Researchers have explored MuZero variants for chip placement, scheduling, traffic light control, and energy management. The combination of large combinatorial action spaces, sequential structure, and noisy or expensive environment access makes such tasks a natural fit for the planning style that MuZero embodies. The general design pattern is to define a goal and a reward signal, then let MuZero discover both an internal model of the system and a policy that exploits it.
MuZero is widely regarded as one of the most important results in reinforcement learning of the late 2010s and early 2020s for several reasons. It eliminated a long standing constraint on the AlphaGo and AlphaZero approach by removing the dependency on a hand coded simulator. It demonstrated empirically that a value equivalent learned model can support planning at the same level as a perfect simulator, validating a long line of theoretical work on model based RL. It unified board games and pixel based video games inside a single algorithmic framework. And it provided a practical recipe for using planning as a policy improvement operator at scale, which has been picked up by subsequent work on algorithm discovery, scientific discovery, and real world systems optimization.
The algorithm has also influenced thinking about the relationship between learning and search in artificial intelligence. AlphaGo Zero and AlphaZero made the case that search dramatically amplifies the strength of a learned policy. MuZero strengthened that case by showing that even the world model used during search can itself be learned, leaving very little of the AlphaGo recipe that requires human design. The boundary between learning and planning, on this view, becomes a continuum rather than a binary distinction.

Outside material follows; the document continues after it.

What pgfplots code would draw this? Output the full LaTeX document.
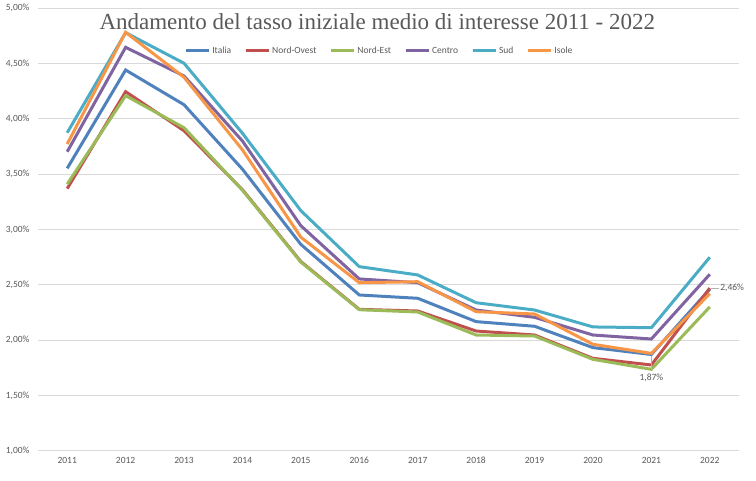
\documentclass[border=0pt]{standalone}
\usepackage{fontspec}
\setmainfont{Carlito}
\newfontfamily\titlefont{Liberation Serif}
\usepackage{pgfplots}
\pgfplotsset{compat=1.18}

\definecolor{cItalia}{HTML}{4F81BD}
\definecolor{cNordOvest}{HTML}{C0504D}
\definecolor{cNordEst}{HTML}{9BBB59}
\definecolor{cCentro}{HTML}{8064A2}
\definecolor{cSud}{HTML}{4BACC6}
\definecolor{cIsole}{HTML}{F79646}
\definecolor{txtgray}{HTML}{595959}
\definecolor{gridgray}{HTML}{D9D9D9}

\begin{document}
\begin{tikzpicture}
\begin{axis}[%
width=701bp,
height=442.4bp,
scale only axis,
clip=false,
xmin=2010.5,
xmax=2022.5,
ymin=1,
ymax=5,
xtick={2011,2012,2013,2014,2015,2016,2017,2018,2019,2020,2021,2022},
xticklabels={2011,2012,2013,2014,2015,2016,2017,2018,2019,2020,2021,2022},
ytick={1,1.5,2,2.5,3,3.5,4,4.5,5},
yticklabels={{1,00\%},{1,50\%},{2,00\%},{2,50\%},{3,00\%},{3,50\%},{4,00\%},{4,50\%},{5,00\%}},
ymajorgrids,
major grid style={color=gridgray, line width=1bp},
axis line style={draw=none},
major tick length=0pt,
tick label style={font=\fontsize{9.5bp}{11bp}\selectfont, text=txtgray},
yticklabel style={xshift=-5bp},
xticklabel style={yshift=-3bp},
legend style={draw=none, fill=none, at={(0.487,0.9035)}, anchor=center,
  font=\fontsize{9.5bp}{11bp}\selectfont, text=txtgray,
  /tikz/every even column/.append style={column sep=11bp},
  inner sep=0pt},
legend columns=6,
legend image code/.code={\draw[#1, line width=3bp] (0bp,0bp) -- (23bp,0bp);},
every axis plot/.append style={line width=3bp},
]
\addplot [color=cItalia] coordinates {(2011,3.553) (2012,4.442) (2013,4.128) (2014,3.545) (2015,2.865) (2016,2.408) (2017,2.378) (2018,2.167) (2019,2.125) (2020,1.932) (2021,1.870) (2022,2.460)};
\addlegendentry{Italia}
\addplot [color=cNordOvest] coordinates {(2011,3.370) (2012,4.246) (2013,3.893) (2014,3.360) (2015,2.710) (2016,2.278) (2017,2.263) (2018,2.082) (2019,2.046) (2020,1.835) (2021,1.775) (2022,2.470)};
\addlegendentry{Nord-Ovest}
\addplot [color=cNordEst] coordinates {(2011,3.410) (2012,4.210) (2013,3.920) (2014,3.355) (2015,2.705) (2016,2.275) (2017,2.254) (2018,2.046) (2019,2.037) (2020,1.826) (2021,1.736) (2022,2.300)};
\addlegendentry{Nord-Est}
\addplot [color=cCentro] coordinates {(2011,3.703) (2012,4.647) (2013,4.388) (2014,3.800) (2015,3.034) (2016,2.553) (2017,2.519) (2018,2.272) (2019,2.206) (2020,2.046) (2021,2.010) (2022,2.595)};
\addlegendentry{Centro}
\addplot [color=cSud] coordinates {(2011,3.875) (2012,4.780) (2013,4.503) (2014,3.870) (2015,3.170) (2016,2.664) (2017,2.589) (2018,2.338) (2019,2.272) (2020,2.119) (2021,2.112) (2022,2.749)};
\addlegendentry{Sud}
\addplot [color=cIsole] coordinates {(2011,3.773) (2012,4.783) (2013,4.376) (2014,3.720) (2015,2.930) (2016,2.519) (2017,2.528) (2018,2.257) (2019,2.236) (2020,1.962) (2021,1.880) (2022,2.420)};
\addlegendentry{Isole}

% titolo ed etichette dati
\node[anchor=base, text=txtgray, font=\titlefont\fontsize{23bp}{26bp}\selectfont]
  at (rel axis cs:0.484,0.951) {Andamento del tasso iniziale medio di interesse 2011 - 2022};
\draw[gray!60, line width=0.6bp] (axis cs:2021,1.86) -- (axis cs:2021,1.73);
\node[text=txtgray, font=\fontsize{9.5bp}{11bp}\selectfont] at (axis cs:2021,1.657) {1,87\%};
\draw[gray!60, line width=0.6bp] (axis cs:2022.02,2.47) -- (axis cs:2022.16,2.47);
\node[anchor=west, inner sep=1bp, text=txtgray, font=\fontsize{9.5bp}{11bp}\selectfont] at (axis cs:2022.16,2.47) {2,46\%};
\end{axis}
\path ([xshift=-38bp,yshift=-30.3bp]current axis.south west) rectangle ([xshift=17bp,yshift=8.3bp]current axis.north east);
\end{tikzpicture}
\end{document}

At the same time, MuZero has limitations that have motivated much of the follow up work cited above. The original algorithm assumes discrete actions and deterministic dynamics, which Sampled MuZero and Stochastic MuZero address. It is sample hungry on Atari, which EfficientZero and MuZero Unplugged address. The published version is computationally expensive, requiring substantial accelerator resources for training, and DeepMind released only pseudocode rather than a reference implementation, which has slowed reproduction in the open research community. Open source efforts such as the muzero general project by Werner Duvaud and the EfficientZero codebase by Ye and colleagues have partially filled this gap.